## [Prompt]
Copy nothing but the text: reproduce each line of the listing exactly and leave the pictures out.

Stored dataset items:
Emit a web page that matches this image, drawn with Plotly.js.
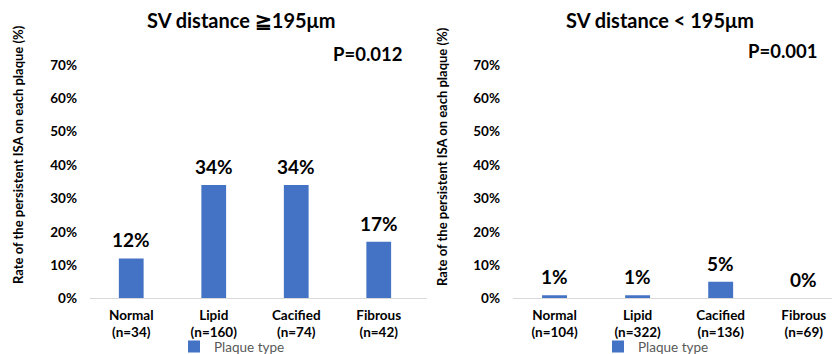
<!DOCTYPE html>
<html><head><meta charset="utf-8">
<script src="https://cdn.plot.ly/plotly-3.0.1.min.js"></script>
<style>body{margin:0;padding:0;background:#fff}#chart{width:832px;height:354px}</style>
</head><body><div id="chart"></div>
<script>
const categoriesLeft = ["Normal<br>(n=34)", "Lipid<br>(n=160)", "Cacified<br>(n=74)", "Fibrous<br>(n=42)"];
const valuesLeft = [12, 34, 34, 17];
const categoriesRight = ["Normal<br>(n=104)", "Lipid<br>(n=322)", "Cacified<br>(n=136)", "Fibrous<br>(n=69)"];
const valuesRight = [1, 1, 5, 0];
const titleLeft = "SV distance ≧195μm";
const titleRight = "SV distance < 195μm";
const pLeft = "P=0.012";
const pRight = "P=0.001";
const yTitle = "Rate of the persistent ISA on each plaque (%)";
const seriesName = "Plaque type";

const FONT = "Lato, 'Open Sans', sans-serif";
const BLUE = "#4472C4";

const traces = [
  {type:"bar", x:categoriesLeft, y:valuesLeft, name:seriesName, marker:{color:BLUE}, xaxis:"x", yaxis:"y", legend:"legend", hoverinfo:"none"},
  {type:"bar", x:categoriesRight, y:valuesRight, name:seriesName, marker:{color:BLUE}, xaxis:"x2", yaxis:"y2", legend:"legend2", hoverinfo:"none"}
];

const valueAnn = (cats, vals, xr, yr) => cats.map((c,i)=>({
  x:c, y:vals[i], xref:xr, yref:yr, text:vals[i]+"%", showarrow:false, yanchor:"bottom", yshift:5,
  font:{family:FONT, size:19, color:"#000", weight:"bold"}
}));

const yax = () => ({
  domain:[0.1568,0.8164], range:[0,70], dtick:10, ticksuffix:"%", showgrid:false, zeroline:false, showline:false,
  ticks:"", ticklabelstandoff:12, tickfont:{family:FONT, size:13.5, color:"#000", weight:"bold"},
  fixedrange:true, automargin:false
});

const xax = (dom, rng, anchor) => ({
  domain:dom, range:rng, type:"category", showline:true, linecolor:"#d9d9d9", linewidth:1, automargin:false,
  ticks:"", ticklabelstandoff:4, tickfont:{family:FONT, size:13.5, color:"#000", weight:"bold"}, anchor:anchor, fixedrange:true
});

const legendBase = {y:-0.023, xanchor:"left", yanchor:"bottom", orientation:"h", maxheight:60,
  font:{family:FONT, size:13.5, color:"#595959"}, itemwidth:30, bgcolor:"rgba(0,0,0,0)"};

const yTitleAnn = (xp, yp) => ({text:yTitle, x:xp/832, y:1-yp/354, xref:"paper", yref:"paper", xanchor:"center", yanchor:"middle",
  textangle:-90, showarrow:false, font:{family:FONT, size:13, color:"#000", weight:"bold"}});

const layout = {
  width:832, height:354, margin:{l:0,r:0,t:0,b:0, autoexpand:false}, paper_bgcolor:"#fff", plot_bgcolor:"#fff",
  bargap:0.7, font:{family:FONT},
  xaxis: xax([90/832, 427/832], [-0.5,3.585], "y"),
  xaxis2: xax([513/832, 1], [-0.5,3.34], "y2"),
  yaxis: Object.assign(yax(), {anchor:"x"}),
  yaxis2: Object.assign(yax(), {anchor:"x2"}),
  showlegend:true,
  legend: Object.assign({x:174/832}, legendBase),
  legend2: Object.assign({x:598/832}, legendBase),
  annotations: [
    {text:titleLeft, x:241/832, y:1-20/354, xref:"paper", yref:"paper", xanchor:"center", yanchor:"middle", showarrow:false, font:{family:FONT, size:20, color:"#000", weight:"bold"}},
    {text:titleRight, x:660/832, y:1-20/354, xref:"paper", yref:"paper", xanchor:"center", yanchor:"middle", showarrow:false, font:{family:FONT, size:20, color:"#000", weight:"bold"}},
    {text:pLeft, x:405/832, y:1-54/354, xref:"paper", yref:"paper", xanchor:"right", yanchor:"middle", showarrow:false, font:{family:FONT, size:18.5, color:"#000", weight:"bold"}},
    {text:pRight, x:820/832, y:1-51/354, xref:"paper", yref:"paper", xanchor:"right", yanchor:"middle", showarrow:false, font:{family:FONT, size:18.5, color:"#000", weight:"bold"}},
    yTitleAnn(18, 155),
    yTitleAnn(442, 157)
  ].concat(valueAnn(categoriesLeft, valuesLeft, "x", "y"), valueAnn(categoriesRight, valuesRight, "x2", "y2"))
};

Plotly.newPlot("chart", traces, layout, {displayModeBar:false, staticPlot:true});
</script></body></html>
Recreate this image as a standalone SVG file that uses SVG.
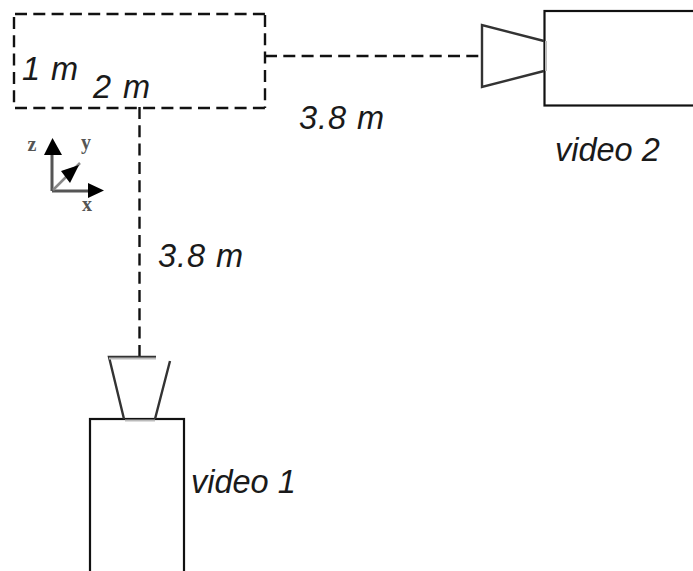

## [Task result]
Emit a web page that matches this image, drawn with Plotly.js.
<!DOCTYPE html>
<html><head><meta charset="utf-8">
<script src="https://cdn.plot.ly/plotly-3.0.1.min.js"></script>
<style>body{margin:0;padding:0;background:#fff}#chart{width:832px;height:354px}</style>
</head><body><div id="chart"></div>
<script>
const categoriesLeft = ["Normal<br>(n=34)", "Lipid<br>(n=160)", "Cacified<br>(n=74)", "Fibrous<br>(n=42)"];
const valuesLeft = [12, 34, 34, 17];
const categoriesRight = ["Normal<br>(n=104)", "Lipid<br>(n=322)", "Cacified<br>(n=136)", "Fibrous<br>(n=69)"];
const valuesRight = [1, 1, 5, 0];
const titleLeft = "SV distance ≧195μm";
const titleRight = "SV distance < 195μm";
const pLeft = "P=0.012";
const pRight = "P=0.001";
const yTitle = "Rate of the persistent ISA on each plaque (%)";
const seriesName = "Plaque type";

const FONT = "Lato, 'Open Sans', sans-serif";
const BLUE = "#4472C4";

const traces = [
  {type:"bar", x:categoriesLeft, y:valuesLeft, name:seriesName, marker:{color:BLUE}, xaxis:"x", yaxis:"y", legend:"legend", hoverinfo:"none"},
  {type:"bar", x:categoriesRight, y:valuesRight, name:seriesName, marker:{color:BLUE}, xaxis:"x2", yaxis:"y2", legend:"legend2", hoverinfo:"none"}
];

const valueAnn = (cats, vals, xr, yr) => cats.map((c,i)=>({
  x:c, y:vals[i], xref:xr, yref:yr, text:vals[i]+"%", showarrow:false, yanchor:"bottom", yshift:5,
  font:{family:FONT, size:19, color:"#000", weight:"bold"}
}));

const yax = () => ({
  domain:[0.1568,0.8164], range:[0,70], dtick:10, ticksuffix:"%", showgrid:false, zeroline:false, showline:false,
  ticks:"", ticklabelstandoff:12, tickfont:{family:FONT, size:13.5, color:"#000", weight:"bold"},
  fixedrange:true, automargin:false
});

const xax = (dom, rng, anchor) => ({
  domain:dom, range:rng, type:"category", showline:true, linecolor:"#d9d9d9", linewidth:1, automargin:false,
  ticks:"", ticklabelstandoff:4, tickfont:{family:FONT, size:13.5, color:"#000", weight:"bold"}, anchor:anchor, fixedrange:true
});

const legendBase = {y:-0.023, xanchor:"left", yanchor:"bottom", orientation:"h", maxheight:60,
  font:{family:FONT, size:13.5, color:"#595959"}, itemwidth:30, bgcolor:"rgba(0,0,0,0)"};

const yTitleAnn = (xp, yp) => ({text:yTitle, x:xp/832, y:1-yp/354, xref:"paper", yref:"paper", xanchor:"center", yanchor:"middle",
  textangle:-90, showarrow:false, font:{family:FONT, size:13, color:"#000", weight:"bold"}});

const layout = {
  width:832, height:354, margin:{l:0,r:0,t:0,b:0, autoexpand:false}, paper_bgcolor:"#fff", plot_bgcolor:"#fff",
  bargap:0.7, font:{family:FONT},
  xaxis: xax([90/832, 427/832], [-0.5,3.585], "y"),
  xaxis2: xax([513/832, 1], [-0.5,3.34], "y2"),
  yaxis: Object.assign(yax(), {anchor:"x"}),
  yaxis2: Object.assign(yax(), {anchor:"x2"}),
  showlegend:true,
  legend: Object.assign({x:174/832}, legendBase),
  legend2: Object.assign({x:598/832}, legendBase),
  annotations: [
    {text:titleLeft, x:241/832, y:1-20/354, xref:"paper", yref:"paper", xanchor:"center", yanchor:"middle", showarrow:false, font:{family:FONT, size:20, color:"#000", weight:"bold"}},
    {text:titleRight, x:660/832, y:1-20/354, xref:"paper", yref:"paper", xanchor:"center", yanchor:"middle", showarrow:false, font:{family:FONT, size:20, color:"#000", weight:"bold"}},
    {text:pLeft, x:405/832, y:1-54/354, xref:"paper", yref:"paper", xanchor:"right", yanchor:"middle", showarrow:false, font:{family:FONT, size:18.5, color:"#000", weight:"bold"}},
    {text:pRight, x:820/832, y:1-51/354, xref:"paper", yref:"paper", xanchor:"right", yanchor:"middle", showarrow:false, font:{family:FONT, size:18.5, color:"#000", weight:"bold"}},
    yTitleAnn(18, 155),
    yTitleAnn(442, 157)
  ].concat(valueAnn(categoriesLeft, valuesLeft, "x", "y"), valueAnn(categoriesRight, valuesRight, "x2", "y2"))
};

Plotly.newPlot("chart", traces, layout, {displayModeBar:false, staticPlot:true});
</script></body></html>
Recreate this image as a standalone SVG file that uses SVG.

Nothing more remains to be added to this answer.